This Is The Kind Of Baggage, I'd Like To Lose
We've all got it, but none of us will admit it. We are all living and breathing examples of what all the collective crap we have endured in our lives can and will do to a person. It's inescapable. We touch the iron and get burned, and we learn for a while. But the iron is just too enticing, and we put a finger on it once more.
At least that is the way it used to be. The way it was until Zoom happened.
My 20's were a complete disaster. I made a lot of really bad decisions and spent a lot of money I really never had. I almost drowned in a sea of credit cards. I had a myriad of self-esteem issues, most likely a product of being dumped by my first girlfriend. This was the girl that brought me out of my shell and taught me that girls would not kill you. She was my first love and my first time. I don't fault her at all for leaving me. I am thankful now for all the things she brought out of me and all the first times I got to experience with her. But hind sight does not change the loss and the hurt I felt when it finally ended. We were in love after all. How could you just walk away and forget love? That stung for a long long time. Bitterness and a lot of dark Depeche Mode songs followed.
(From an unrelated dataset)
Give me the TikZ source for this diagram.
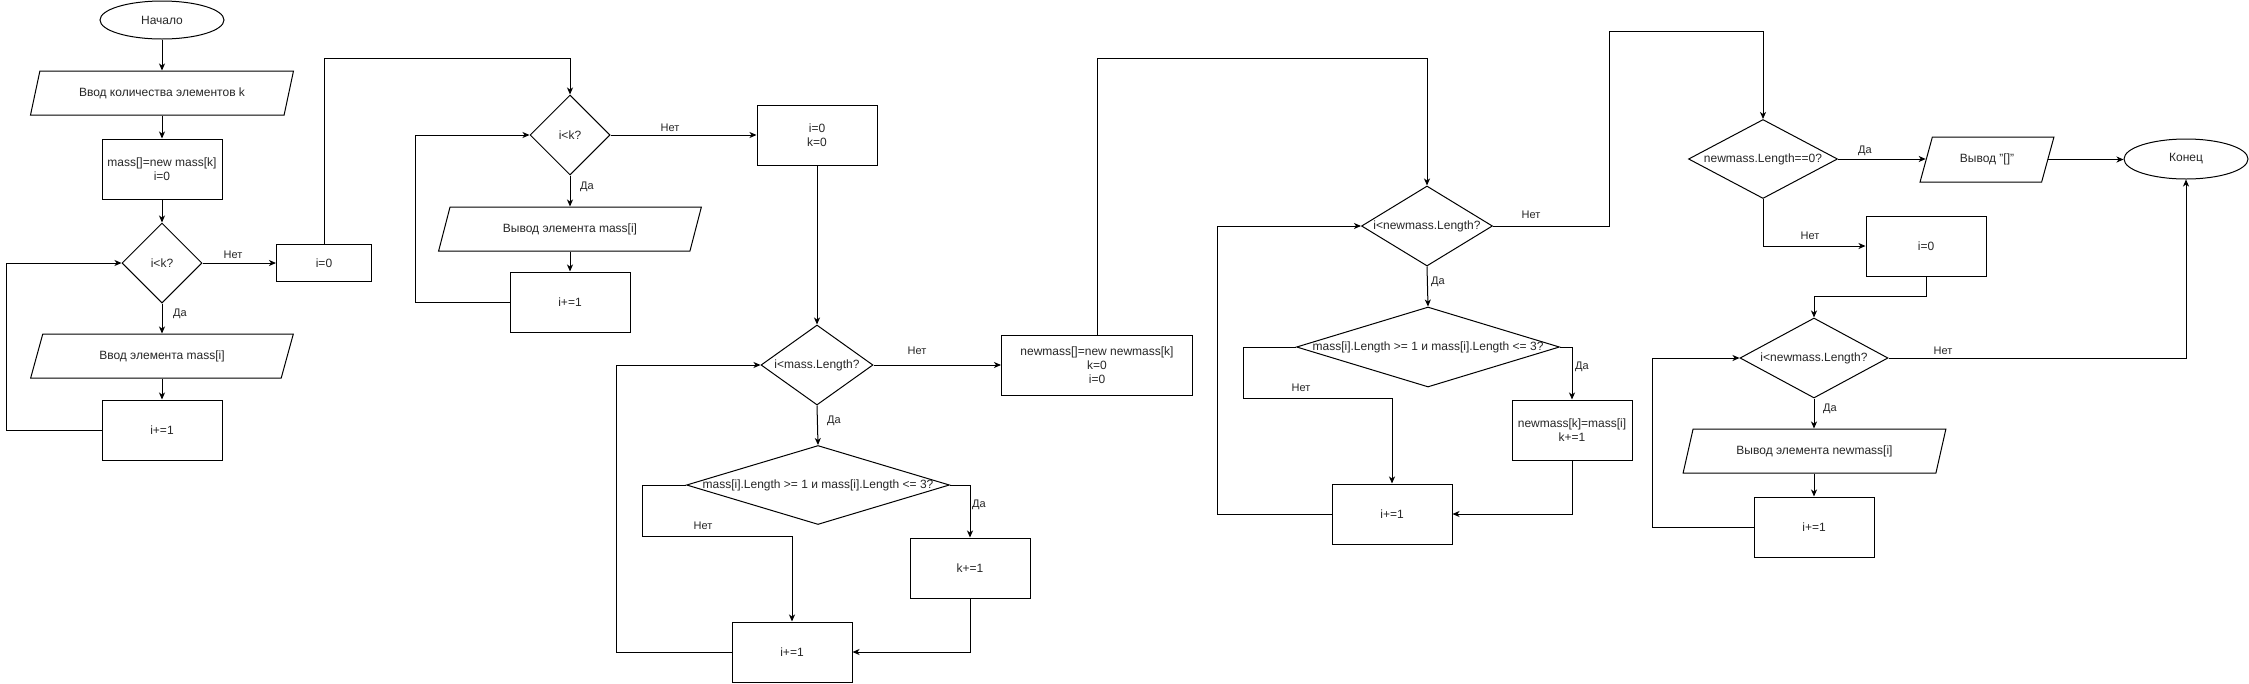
\documentclass[tikz,border=0pt]{standalone}
\usepackage{fontspec}
\setmainfont{Liberation Sans}
\usetikzlibrary{shapes.geometric,arrows.meta,calc}
\begin{document}
\begin{tikzpicture}[x=1pt,y=-1pt,
  every node/.style={font=\fontsize{12}{14}\selectfont, text=black!85},
  base/.style={draw=black, line width=1pt, inner sep=2pt, align=center},
  term/.style={base, ellipse, minimum width=124pt, minimum height=38pt},
  proc/.style={base, rectangle, minimum width=120pt, minimum height=60pt},
  io/.style={base, trapezium, trapezium left angle=66.6, trapezium right angle=113.4, trapezium stretches=true, minimum width=263pt, minimum height=44pt},
  dec/.style={base, diamond, inner sep=0pt},
  lbl/.style={font=\fontsize{11}{13}\selectfont, inner sep=0pt},
  arr/.style={line width=1pt, draw=black, -{Stealth[length=7pt,width=6pt,inset=2pt]}},
  ln/.style={line width=1pt, draw=black}
]
\useasboundingbox (0,0) rectangle (2249,683);

% ---- column 1
\node[term] (start) at (162,20) {Начало};
\node[io] (in1) at (162,93) {Ввод количества элементов k};
\node[proc] (r1) at (162,169) {mass[]=new mass[k]\\i=0};
\node[dec, minimum width=80pt, minimum height=80pt] (d1) at (162,263) {\makebox[0pt]{i<k?}};
\node[io] (in2) at (162,356) {Ввод элемента mass[i]};
\node[proc] (r2) at (162,430) {i+=1};
\node[proc, minimum width=95pt, minimum height=37pt] (r3) at (324,263) {i=0};

% ---- column 2
\node[dec, minimum width=80pt, minimum height=80pt] (d2) at (570,135) {\makebox[0pt]{i<k?}};
\node[io] (out1) at (570,229) {Вывод элемента mass[i]};
\node[proc] (r4) at (570,302) {i+=1};
\node[proc] (r5) at (817,135) {i=0\\k=0};

% ---- column 3
\node[dec, minimum width=112pt, minimum height=80pt] (d3) at (817,365) {\makebox[0pt]{i<mass.Length?}};
\node[dec, minimum width=263pt, minimum height=79pt] (d4) at (818,485) {\makebox[0pt]{mass[i].Length >= 1 и mass[i].Length <= 3?}};
\node[proc] (r6) at (970,568) {k+=1};
\node[proc] (r7) at (792,652) {i+=1};
\node[proc, minimum width=191pt] (r8) at (1097,365) {newmass[]=new newmass[k]\\k=0\\i=0};

% ---- column 4
\node[dec, minimum width=131pt, minimum height=80pt] (d5) at (1427,226) {\makebox[0pt]{i<newmass.Length?}};
\node[dec, minimum width=263pt, minimum height=80pt] (d6) at (1428,347) {\makebox[0pt]{mass[i].Length >= 1 и mass[i].Length <= 3?}};
\node[proc] (r9) at (1572,430) {newmass[k]=mass[i]\\k+=1};
\node[proc] (r10) at (1392,514) {i+=1};

% ---- column 5
\node[dec, minimum width=149pt, minimum height=79pt] (d7) at (1763,159) {\makebox[0pt]{newmass.Length==0?}};
\node[io, minimum width=134pt, minimum height=45pt] (out2) at (1987,159.5) {Вывод "[]"};
\node[term, minimum height=40pt] (endn) at (2186,159) {Конец};
\node[proc] (r11) at (1926,246) {i=0};
\node[dec, minimum width=148pt, minimum height=80pt] (d8) at (1814,358) {\makebox[0pt]{i<newmass.Length?}};
\node[io] (out3) at (1814.5,451) {Вывод элемента newmass[i]};
\node[proc] (r12) at (1814,527) {i+=1};

% ---- labels
\node[lbl] (l1) at (233,255) {Нет};
\node[lbl] (l2) at (180,314) {Да};
\node[lbl] (l3) at (670,128) {Нет};
\node[lbl] (l4) at (587,187) {Да};
\node[lbl] (l5) at (917,351) {Нет};
\node[lbl] (l6) at (834,421) {Да};
\node[lbl] (l7) at (979,505) {Да};
\node[lbl] (l8) at (703,526) {Нет};
\node[lbl] (l9) at (1438,282) {Да};
\node[lbl] (l10) at (1582,367) {Да};
\node[lbl] (l11) at (1301,388) {Нет};
\node[lbl] (l12) at (1531,215) {Нет};
\node[lbl] (l13) at (1865,151) {Да};
\node[lbl] (l14) at (1810,236) {Нет};
\node[lbl] (l15) at (1830,409) {Да};
\node[lbl] (l16) at (1943,351) {Нет};

% ---- connectors column 1
\draw[arr] (start.south) -- (start.south |- in1.north);
\draw[arr] (in1.south -| r1.north) -- (r1.north);
\draw[arr] (r1.south) -- (d1.north);
\draw[arr] (d1.east) -- (r3.west);
\draw[arr] (d1.south) -- (d1.south |- in2.north);
\draw[arr] (in2.south -| r2.north) -- (r2.north);
\draw[arr] (r2.west) -- ++(-95,0) |- (d1.west);
\draw[arr] (r3.north) -- ++(0,-186) -| (d2.north);

% ---- column 2
\draw[arr] (d2.east) -- (r5.west);
\draw[arr] (d2.south) -- (d2.south |- out1.north);
\draw[arr] (out1.south -| r4.north) -- (r4.north);
\draw[arr] (r4.west) -- ++(-94,0) |- (d2.west);
\draw[arr] (r5.south) -- (d3.north);

% ---- column 3
\draw[arr] (d3.east) -- (r8.west);
\draw[arr] (d3.south) -- (d4.north);
\draw[arr] (d4.east) -| (r6.north);
\draw[arr] (r6.south) |- (r7.east);
\draw[arr] (d4.west) -- ++(-44,0) -- ++(0,51) -| (r7.north);
\draw[arr] (r7.west) -- ++(-115,0) |- (d3.west);
\draw[arr] (r8.north) -- ++(0,-276) -| (d5.north);

% ---- column 4
\draw[arr] (d5.south) -- (d6.north);
\draw[arr] (d6.east) -| (r9.north);
\draw[arr] (r9.south) |- (r10.east);
\draw[arr] (d6.west) -- ++(-53,0) -- ++(0,51) -| (r10.north);
\draw[arr] (r10.west) -- ++(-114,0) |- (d5.west);
\draw[arr] (d5.east) -- ++(116,0) -- ++(0,-195) -| (d7.north);

% ---- column 5
\draw[arr] (d7.east) -- (d7.east -| out2.west);
\draw[arr] (out2.east) -- (out2.east -| endn.west);
\draw[arr] (d7.south) |- (r11.west);
\draw[arr] (r11.south) -- ++(0,20) -| (d8.north);
\draw[arr] (d8.south) -- (d8.south |- out3.north);
\draw[arr] (out3.south -| r12.north) -- (r12.north);
\draw[arr] (r12.west) -- ++(-101,0) |- (d8.west);
\draw[arr] (d8.east) -| (endn.south);
\end{tikzpicture}
\end{document}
This is how I staggered into my 20's. No self esteem and lonely. It seemed that any remotely pretty face that showed interest in me would be lambasted by my need to replace the love. I had a whole magazine stand full of issues and it only got worse as I went from girl to girl to girl. This is the period of my life where I developed a loathing of the name Jennifer. I had two bad Jennifer experiences. I will never have another Jennifer experience again as long as I live.
I am logical person. In fact, logic and reason are probably the closest things to religion I have. I believe that anything and everything has a cause and an explanation. It is with this mind-set that I sought to tackle love. What does it mean to be in love? What do you mean when you say you love someone? I remember sitting in the library for an entire 3 day weekend trying to reason my way around it.
What I finally cam up with is really simple. Love is thinking without thinking. It is driving home after a really horrible day and finding yourself stopping to get your love flowers. It is calling your love to tell them you're thinking of them at 10:12 in the morning. It is reading something or seeing something that reminds you of your love. It's your eye constantly being drawn to the things you know your love's eye would go to. Your love is always on your mind, but there's no effort to keep it there.
So I trudged along for 35 years and wallowed in relationship stupidity. I was close a couple of times, but ended up realizing how fortunate I was to side-step a landmine I thought was love. I knew I wanted someone to love, but their love had to be my love. That's where all the problems started and ended.
I had all these rules and conditions. Well, a man cannot live by dogma alone. I guess that is part of my new dogma. Subvert your dogma whenever you can. You'd be amazed at what can happen.
So I flailed for 35 years, but I finally found her. I know she's the one. I have never been more sure of anything in my life.
There's only one problem. I'm still carrying 35 years worth of baggage.
I am so terrified of losing her and so convinced I will, because of the past losses and mistakes. If she really knew what I would do for her and she in fact was evil, I'd have been in jail a long time ago. I try to tell her and show her I love her with every breath I take. I try not to smother her and listen when she tells me that everything is alright, but the baggage demons come calling. If I even sense that there is a problem, the logical and insecure side of me jumps at the chance to fix it. I am learning. It's been a lot harder than I ever imagined, but I am learning. I am trying to relax and enjoy this fantastic ride, instead of trying to anticipate when the car or how the car might go off the tracks.
The truth is she doesn't have anything that needs to be fixed. She doesn't have anything I need to tip toe around. She's good. She's good to me and for me.
I'm trying Zoom. I know it's hard dealing with me and my insecurities sometimes. Just know how I feel. Just know how much I care.
Maybe we need to go to Ireland again, and I'll finally lose the damn baggage there?